Restate the opening lines of the material below word for word, stopping after the line that contains "import plotly.graph_objects as go".

━━━━━ INFORMATION PROVIDED ━━━━━

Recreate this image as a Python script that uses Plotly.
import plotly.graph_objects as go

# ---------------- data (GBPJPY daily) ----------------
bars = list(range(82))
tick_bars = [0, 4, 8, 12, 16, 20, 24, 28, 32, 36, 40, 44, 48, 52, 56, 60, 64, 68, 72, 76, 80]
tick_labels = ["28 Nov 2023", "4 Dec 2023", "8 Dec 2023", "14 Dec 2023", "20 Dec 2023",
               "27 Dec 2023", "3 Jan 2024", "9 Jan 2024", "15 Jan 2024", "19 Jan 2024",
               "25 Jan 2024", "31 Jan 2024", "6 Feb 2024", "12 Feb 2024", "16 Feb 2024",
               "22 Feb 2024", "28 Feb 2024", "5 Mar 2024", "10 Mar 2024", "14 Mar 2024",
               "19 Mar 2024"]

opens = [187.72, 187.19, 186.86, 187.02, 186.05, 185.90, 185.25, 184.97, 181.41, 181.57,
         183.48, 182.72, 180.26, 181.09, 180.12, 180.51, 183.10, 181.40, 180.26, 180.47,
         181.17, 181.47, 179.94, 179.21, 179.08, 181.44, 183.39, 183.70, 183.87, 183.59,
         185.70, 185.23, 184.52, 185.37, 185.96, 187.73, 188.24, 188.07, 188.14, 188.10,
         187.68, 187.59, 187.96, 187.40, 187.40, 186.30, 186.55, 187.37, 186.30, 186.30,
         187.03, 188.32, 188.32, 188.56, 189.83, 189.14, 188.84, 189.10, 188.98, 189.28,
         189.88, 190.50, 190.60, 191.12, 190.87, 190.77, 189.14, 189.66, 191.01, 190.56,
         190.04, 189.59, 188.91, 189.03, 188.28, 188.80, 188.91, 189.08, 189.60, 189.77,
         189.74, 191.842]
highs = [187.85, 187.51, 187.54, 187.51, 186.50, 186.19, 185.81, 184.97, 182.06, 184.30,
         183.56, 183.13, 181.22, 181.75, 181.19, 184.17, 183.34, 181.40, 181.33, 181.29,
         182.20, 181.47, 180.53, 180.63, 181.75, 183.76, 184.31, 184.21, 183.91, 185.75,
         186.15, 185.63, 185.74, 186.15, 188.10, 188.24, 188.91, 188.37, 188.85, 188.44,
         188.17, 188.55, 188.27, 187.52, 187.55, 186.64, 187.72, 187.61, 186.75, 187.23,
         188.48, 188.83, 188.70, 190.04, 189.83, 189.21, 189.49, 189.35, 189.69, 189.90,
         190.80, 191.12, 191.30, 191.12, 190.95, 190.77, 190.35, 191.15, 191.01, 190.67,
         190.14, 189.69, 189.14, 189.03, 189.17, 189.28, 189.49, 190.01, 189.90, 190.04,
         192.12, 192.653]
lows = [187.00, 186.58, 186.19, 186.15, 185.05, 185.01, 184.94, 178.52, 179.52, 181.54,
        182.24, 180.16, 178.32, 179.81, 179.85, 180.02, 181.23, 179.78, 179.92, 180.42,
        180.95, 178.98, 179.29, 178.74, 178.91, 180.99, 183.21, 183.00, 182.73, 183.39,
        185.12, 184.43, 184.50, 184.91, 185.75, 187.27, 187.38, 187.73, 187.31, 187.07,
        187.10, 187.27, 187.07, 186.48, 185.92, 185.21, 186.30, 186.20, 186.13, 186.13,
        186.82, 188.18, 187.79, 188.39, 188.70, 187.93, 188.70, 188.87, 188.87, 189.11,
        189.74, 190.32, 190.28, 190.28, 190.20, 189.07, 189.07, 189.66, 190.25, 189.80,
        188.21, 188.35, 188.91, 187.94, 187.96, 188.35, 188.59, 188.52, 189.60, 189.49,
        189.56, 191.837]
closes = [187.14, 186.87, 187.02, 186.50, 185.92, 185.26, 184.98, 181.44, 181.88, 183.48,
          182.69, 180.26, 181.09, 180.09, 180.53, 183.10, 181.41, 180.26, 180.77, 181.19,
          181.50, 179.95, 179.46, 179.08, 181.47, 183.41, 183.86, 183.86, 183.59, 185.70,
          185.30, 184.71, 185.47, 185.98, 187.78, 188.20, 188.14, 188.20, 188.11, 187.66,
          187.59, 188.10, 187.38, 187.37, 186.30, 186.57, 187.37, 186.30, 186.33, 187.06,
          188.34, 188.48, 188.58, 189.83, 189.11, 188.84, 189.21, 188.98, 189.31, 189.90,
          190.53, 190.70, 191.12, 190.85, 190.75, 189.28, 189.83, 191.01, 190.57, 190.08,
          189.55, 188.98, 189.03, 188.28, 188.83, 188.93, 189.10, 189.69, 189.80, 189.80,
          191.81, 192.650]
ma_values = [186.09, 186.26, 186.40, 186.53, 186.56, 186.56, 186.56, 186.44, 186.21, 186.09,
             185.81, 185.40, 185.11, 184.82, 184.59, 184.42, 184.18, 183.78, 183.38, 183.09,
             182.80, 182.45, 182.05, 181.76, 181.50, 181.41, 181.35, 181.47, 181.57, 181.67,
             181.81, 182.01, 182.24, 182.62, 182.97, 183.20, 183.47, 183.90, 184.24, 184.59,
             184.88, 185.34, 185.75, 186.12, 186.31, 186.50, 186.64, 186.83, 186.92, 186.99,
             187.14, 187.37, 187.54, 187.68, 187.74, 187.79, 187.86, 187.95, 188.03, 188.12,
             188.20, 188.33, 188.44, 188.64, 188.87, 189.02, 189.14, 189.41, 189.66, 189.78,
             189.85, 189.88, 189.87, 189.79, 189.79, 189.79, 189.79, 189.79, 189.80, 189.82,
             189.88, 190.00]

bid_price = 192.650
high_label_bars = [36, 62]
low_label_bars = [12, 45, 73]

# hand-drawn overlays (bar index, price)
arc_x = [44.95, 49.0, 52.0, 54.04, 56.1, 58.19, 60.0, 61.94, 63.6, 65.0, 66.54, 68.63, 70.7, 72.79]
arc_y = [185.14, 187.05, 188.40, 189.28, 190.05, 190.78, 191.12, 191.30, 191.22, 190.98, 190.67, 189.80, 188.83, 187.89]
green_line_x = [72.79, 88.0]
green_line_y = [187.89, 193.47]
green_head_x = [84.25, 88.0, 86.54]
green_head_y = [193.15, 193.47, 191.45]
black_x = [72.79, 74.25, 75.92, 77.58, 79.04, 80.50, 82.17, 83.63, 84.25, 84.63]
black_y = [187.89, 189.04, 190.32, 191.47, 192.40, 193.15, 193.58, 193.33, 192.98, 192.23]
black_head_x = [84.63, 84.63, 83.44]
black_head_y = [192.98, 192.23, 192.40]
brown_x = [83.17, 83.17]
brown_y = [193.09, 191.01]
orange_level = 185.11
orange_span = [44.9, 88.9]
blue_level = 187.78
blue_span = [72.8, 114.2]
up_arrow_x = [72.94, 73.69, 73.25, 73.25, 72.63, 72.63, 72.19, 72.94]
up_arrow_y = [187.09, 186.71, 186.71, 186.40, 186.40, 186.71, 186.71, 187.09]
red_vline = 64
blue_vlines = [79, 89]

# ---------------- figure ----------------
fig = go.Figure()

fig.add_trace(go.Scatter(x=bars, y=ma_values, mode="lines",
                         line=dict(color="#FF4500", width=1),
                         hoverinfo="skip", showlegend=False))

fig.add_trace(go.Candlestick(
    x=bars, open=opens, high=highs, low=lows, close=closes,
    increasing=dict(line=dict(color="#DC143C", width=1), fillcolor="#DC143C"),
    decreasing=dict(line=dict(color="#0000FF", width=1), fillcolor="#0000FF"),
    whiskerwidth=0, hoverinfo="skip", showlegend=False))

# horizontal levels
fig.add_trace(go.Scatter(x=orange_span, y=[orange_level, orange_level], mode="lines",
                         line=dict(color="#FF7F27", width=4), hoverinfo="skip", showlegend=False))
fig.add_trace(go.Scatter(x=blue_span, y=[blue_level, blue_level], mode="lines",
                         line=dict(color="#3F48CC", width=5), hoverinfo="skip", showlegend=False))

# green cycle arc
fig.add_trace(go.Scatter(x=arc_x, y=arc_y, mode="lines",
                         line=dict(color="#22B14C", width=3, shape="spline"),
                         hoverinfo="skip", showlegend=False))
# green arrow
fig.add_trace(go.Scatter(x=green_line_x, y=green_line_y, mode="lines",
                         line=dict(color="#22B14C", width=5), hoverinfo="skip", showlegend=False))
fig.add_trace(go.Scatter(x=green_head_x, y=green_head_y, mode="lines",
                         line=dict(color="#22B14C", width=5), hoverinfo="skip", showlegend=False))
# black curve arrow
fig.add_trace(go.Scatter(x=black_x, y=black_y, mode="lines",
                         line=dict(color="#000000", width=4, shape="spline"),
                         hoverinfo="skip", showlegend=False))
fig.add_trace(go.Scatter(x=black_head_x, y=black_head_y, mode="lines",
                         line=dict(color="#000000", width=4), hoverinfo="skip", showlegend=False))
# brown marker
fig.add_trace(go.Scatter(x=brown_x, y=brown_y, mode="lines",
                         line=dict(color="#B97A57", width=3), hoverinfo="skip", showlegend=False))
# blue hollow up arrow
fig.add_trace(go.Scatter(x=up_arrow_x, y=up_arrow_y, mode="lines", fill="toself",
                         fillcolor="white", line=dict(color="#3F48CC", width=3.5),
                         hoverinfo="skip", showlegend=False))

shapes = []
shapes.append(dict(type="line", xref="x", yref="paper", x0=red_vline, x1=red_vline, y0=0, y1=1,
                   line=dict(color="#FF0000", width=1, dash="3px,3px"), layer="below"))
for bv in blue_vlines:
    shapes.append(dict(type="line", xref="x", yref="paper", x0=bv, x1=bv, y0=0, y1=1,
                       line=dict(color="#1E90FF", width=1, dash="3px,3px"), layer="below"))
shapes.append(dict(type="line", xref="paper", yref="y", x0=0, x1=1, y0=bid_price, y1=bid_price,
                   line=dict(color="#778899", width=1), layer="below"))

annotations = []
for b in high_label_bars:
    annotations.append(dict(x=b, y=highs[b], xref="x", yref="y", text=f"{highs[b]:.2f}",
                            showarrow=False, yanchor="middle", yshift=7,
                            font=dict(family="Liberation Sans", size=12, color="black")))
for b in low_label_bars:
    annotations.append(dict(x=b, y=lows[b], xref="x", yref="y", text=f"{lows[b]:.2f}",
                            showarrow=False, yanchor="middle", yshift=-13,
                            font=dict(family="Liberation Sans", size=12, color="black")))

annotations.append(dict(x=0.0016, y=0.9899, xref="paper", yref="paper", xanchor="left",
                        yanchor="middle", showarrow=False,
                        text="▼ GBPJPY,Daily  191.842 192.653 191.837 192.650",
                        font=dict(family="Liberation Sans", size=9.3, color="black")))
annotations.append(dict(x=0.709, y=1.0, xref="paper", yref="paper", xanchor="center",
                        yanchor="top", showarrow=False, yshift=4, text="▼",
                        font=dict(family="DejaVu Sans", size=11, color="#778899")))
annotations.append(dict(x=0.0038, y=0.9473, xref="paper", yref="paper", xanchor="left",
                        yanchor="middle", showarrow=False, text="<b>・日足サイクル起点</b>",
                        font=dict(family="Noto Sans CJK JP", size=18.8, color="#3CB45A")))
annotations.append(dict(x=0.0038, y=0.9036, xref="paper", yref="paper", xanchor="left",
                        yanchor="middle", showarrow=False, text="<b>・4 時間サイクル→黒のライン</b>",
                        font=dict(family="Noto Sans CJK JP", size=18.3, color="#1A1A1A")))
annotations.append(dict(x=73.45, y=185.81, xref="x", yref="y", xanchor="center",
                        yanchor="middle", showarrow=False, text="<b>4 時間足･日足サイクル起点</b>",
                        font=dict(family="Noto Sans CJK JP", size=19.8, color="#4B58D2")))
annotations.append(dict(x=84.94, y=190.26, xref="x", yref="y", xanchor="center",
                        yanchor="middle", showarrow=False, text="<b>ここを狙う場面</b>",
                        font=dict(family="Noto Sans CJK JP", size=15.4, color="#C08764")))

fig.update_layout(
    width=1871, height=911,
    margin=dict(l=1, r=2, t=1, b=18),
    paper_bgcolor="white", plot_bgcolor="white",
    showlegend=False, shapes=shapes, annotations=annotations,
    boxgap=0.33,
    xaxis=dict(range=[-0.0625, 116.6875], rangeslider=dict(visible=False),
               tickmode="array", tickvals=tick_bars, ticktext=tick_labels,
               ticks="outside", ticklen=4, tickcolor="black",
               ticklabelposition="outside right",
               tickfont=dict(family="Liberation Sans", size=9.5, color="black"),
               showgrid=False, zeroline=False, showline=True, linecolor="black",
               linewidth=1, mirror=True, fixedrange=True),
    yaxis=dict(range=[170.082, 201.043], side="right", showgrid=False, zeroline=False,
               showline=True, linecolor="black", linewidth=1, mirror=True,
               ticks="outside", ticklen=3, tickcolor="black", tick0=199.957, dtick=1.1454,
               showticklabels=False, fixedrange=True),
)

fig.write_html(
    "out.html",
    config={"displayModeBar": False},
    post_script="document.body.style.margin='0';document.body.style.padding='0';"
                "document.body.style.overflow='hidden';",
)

━━━━━

# WRITTEN ANSWER:
Recreate this image as a Python script that uses Plotly.
import plotly.graph_objects as go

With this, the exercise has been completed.